Table 5 presents different combinations of larger and smaller sized clusters with corresponding axon output values. Cluster 1 with data range (training and testing) 10, 10 is more closely packed. The RMS value starts from 0.9 and fluctuates between 0.9 and 0.2. The major area of fluctuation is between 0.2 and 0.6. It represents an average error value for output axon. Case 2 shows the same phenomenon between some 0.7 and 0.1.
Table 5: | Cluster range with output axon demonstration |
Cases 3, 4 and 5 are almost similar with slight variations. Case 6 is another depiction of case 1 and 2. Generally it was observed that the average number of clusters (combination of both larger and smaller) for training and cross validation provide more optimal solution for both classification and prediction of neoplasm.

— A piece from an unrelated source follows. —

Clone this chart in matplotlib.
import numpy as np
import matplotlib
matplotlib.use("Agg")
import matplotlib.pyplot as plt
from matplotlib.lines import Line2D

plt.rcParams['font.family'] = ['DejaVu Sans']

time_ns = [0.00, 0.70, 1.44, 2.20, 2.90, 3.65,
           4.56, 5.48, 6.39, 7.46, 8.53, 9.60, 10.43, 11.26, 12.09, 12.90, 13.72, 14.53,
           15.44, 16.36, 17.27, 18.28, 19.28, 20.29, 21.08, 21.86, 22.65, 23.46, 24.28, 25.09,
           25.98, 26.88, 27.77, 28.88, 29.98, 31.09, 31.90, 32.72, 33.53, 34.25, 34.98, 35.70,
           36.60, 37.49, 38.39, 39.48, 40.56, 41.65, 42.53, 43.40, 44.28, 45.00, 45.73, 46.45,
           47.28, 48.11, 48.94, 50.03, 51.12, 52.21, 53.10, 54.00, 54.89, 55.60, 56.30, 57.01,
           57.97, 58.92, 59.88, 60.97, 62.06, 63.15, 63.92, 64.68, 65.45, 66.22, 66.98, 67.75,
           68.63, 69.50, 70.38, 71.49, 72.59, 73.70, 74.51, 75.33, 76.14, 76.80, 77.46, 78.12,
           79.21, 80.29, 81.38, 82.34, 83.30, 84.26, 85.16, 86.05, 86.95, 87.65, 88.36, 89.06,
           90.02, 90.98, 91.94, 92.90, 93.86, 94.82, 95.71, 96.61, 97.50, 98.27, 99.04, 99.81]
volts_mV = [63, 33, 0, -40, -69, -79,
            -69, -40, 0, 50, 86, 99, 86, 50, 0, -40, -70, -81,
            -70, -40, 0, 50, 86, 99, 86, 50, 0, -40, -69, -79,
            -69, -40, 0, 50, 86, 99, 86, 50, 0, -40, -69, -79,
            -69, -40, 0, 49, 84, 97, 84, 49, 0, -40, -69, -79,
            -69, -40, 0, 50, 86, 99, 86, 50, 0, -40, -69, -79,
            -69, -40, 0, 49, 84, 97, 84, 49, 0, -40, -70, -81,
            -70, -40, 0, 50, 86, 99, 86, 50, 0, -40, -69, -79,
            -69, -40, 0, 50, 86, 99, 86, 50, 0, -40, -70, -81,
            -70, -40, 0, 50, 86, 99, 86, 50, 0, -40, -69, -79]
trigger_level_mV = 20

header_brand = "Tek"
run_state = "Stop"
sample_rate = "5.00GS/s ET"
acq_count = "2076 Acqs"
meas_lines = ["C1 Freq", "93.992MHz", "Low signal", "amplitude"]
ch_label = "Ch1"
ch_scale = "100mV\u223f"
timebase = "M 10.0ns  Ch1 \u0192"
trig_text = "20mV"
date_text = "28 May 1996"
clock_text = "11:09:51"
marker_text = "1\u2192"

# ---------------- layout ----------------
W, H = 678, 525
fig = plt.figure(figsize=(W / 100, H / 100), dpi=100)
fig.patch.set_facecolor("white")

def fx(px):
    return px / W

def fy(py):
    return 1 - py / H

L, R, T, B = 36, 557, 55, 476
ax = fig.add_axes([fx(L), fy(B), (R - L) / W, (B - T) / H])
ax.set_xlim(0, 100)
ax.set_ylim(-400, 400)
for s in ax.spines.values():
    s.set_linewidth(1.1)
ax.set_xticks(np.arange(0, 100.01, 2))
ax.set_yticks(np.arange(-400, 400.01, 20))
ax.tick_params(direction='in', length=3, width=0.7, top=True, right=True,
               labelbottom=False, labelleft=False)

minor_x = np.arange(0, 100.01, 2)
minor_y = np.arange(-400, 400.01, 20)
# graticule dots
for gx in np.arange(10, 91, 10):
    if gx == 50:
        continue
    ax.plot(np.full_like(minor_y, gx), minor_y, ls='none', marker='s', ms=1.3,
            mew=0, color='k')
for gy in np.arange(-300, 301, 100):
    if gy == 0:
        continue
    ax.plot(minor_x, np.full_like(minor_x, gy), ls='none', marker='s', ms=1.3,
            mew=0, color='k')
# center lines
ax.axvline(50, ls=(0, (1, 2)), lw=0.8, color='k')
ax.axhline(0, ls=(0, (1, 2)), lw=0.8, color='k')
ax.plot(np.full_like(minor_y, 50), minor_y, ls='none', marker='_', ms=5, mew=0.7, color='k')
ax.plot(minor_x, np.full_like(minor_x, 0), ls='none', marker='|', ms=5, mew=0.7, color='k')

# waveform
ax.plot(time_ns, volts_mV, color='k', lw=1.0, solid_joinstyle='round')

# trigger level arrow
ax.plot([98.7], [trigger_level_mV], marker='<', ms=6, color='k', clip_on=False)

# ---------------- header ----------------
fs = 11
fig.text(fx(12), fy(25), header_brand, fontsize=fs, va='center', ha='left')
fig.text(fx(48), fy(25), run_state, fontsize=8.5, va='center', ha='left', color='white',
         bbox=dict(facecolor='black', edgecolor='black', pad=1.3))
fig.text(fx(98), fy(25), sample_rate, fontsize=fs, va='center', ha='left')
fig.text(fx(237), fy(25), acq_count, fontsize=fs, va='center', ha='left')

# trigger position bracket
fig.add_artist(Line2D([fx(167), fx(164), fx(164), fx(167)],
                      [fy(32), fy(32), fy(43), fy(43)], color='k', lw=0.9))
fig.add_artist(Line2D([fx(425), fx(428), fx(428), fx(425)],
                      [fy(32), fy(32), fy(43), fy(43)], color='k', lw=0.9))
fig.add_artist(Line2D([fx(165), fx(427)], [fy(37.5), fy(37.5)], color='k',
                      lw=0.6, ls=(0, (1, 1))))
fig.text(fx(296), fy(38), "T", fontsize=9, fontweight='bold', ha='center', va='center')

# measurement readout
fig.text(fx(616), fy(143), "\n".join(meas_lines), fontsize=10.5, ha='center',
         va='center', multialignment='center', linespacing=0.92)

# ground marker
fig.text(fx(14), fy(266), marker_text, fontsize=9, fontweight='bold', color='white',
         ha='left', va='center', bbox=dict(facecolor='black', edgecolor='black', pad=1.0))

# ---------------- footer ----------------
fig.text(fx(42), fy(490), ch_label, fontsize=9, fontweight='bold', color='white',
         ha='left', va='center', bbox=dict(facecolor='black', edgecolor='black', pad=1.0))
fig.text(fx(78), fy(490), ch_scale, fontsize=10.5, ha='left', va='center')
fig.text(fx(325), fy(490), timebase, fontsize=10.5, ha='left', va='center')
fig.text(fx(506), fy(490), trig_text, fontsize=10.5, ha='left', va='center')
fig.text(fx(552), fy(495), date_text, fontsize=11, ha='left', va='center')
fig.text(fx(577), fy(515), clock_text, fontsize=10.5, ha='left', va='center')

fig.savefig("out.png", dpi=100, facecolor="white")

Computer aided tools and technologies play an important role in multi dimensional analysis of important biological data. This investigation addressed a challenging problem for classification and prediction of neoplasm in differentials of data segmentation and clustering. The results obtained in this process highlighted this as an enhanced and scalable approach with high level conceptual granularity. Instead of performing a whole analysis, the clinical data was segmented in variant clusters housed in equal sized chunks. Each segment was analyzed in parametric presentation of degree of prediction with appropriate selection of best neural combination concentrating features of cross validation, root mean square errors, active and confusion matrices. The enhanced approach obtained 100% results for benign and 99.5% for malignant with least feasible RMS value 0.017. The proposed enhanced approach was elaborated in detail with textual, experimental and graphical details with an added scalable feature of its applicability for any problem size and complexity.